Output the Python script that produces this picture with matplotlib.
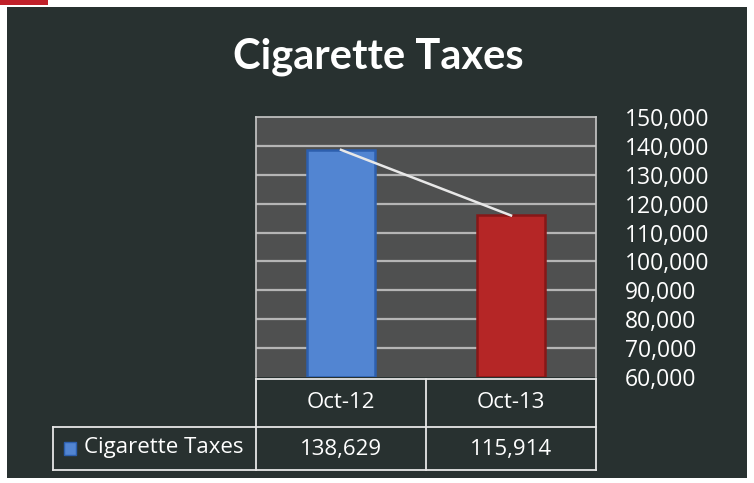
import numpy as np
import matplotlib
matplotlib.use("Agg")
import matplotlib.pyplot as plt
from matplotlib.patches import Rectangle
from matplotlib.lines import Line2D

title = "Cigarette Taxes"
series_name = "Cigarette Taxes"
months = ["Oct-12", "Oct-13"]
taxes = [138629, 115914]
bar_colors = ["#5285d2", "#b52626"]
edge_colors = ["#2d5fae", "#861717"]
y_ticks = [60000, 70000, 80000, 90000, 100000, 110000, 120000, 130000, 140000, 150000]

W, H = 754, 483
fig = plt.figure(figsize=(W / 100, H / 100), dpi=100)
fig.patch.set_facecolor("white")

def fx(px):
    return px / W

def fy(py):
    return 1 - py / H

# dark slide background + small red mark at top-left
fig.add_artist(Rectangle((fx(7), fy(478)), fx(740), (471) / H, transform=fig.transFigure,
                         facecolor="#283130", edgecolor="none", zorder=0))
fig.add_artist(Rectangle((0, fy(5)), fx(48), 5 / H, transform=fig.transFigure,
                         facecolor="#c0202a", edgecolor="none", zorder=0))

fig.text(fx(378), fy(57), title, ha="center", va="center", color="white",
         fontsize=30, fontweight="bold", family="Lato")

# plot area
ax = fig.add_axes([fx(256), fy(377), fx(596 - 256), (377 - 117) / H])
ax.set_facecolor("#4f5050")
ax.set_xlim(0, len(months))
ax.set_ylim(y_ticks[0], y_ticks[-1])
ax.set_yticks(y_ticks)
ax.set_yticklabels([f"{t:,}" for t in y_ticks])
ax.yaxis.tick_right()
ax.tick_params(axis="y", length=0, pad=21, labelsize=16.5, labelcolor="white")
for lab in ax.get_yticklabels():
    lab.set_family("Open Sans")
    lab.set_horizontalalignment("left")
ax.set_xticks([])
for t in y_ticks[1:-1]:
    ax.axhline(t, color="#b5b5b5", lw=1.6, zorder=1)
for side in ["top", "left", "right"]:
    ax.spines[side].set_color("#c8c8c8")
    ax.spines[side].set_linewidth(1.2)
ax.spines["bottom"].set_visible(False)

x = np.arange(len(months)) + 0.5
ax.bar(x, np.array(taxes) - y_ticks[0], bottom=y_ticks[0], width=0.4,
       color=bar_colors, edgecolor=edge_colors, linewidth=1.8, zorder=2)
ax.plot(x, taxes, color="#e8e8e8", lw=1.8, zorder=3)

# data table
lc = "#e6e6e6"
lw = 1.3
def hline(y, x0, x1):
    fig.add_artist(Line2D([fx(x0), fx(x1)], [fy(y), fy(y)], color=lc, lw=lw, transform=fig.transFigure))

def vline(xp, y0, y1):
    fig.add_artist(Line2D([fx(xp), fx(xp)], [fy(y0), fy(y1)], color=lc, lw=lw, transform=fig.transFigure))

cols = [256, 426, 596]
hline(379, 256, 596)
hline(427, 53, 596)
hline(470, 53, 596)
vline(53, 427, 470)
for c in cols:
    vline(c, 379, 470)

for i, m in enumerate(months):
    cx = (cols[i] + cols[i + 1]) / 2
    fig.text(fx(cx), fy(403), m, ha="center", va="center", color="white", fontsize=16, family="Open Sans")
    fig.text(fx(cx), fy(449), f"{taxes[i]:,}", ha="center", va="center", color="white", fontsize=16, family="Open Sans")

fig.add_artist(Rectangle((fx(64), fy(455)), fx(12), 13 / H, transform=fig.transFigure,
                         facecolor=bar_colors[0], edgecolor=edge_colors[0], lw=1))
fig.text(fx(84), fy(448), series_name, ha="left", va="center", color="white", fontsize=16, family="Open Sans")

fig.savefig("out.png", dpi=100, facecolor=fig.get_facecolor())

+-------+

Could the lines from the top of the material through the line with "from matplotlib.lines import Line2D" be repeated exactly, pictures left out?

■ TASK SOLUTION
Output the Python script that produces this picture with matplotlib.
import numpy as np
import matplotlib
matplotlib.use("Agg")
import matplotlib.pyplot as plt
from matplotlib.patches import Rectangle
from matplotlib.lines import Line2D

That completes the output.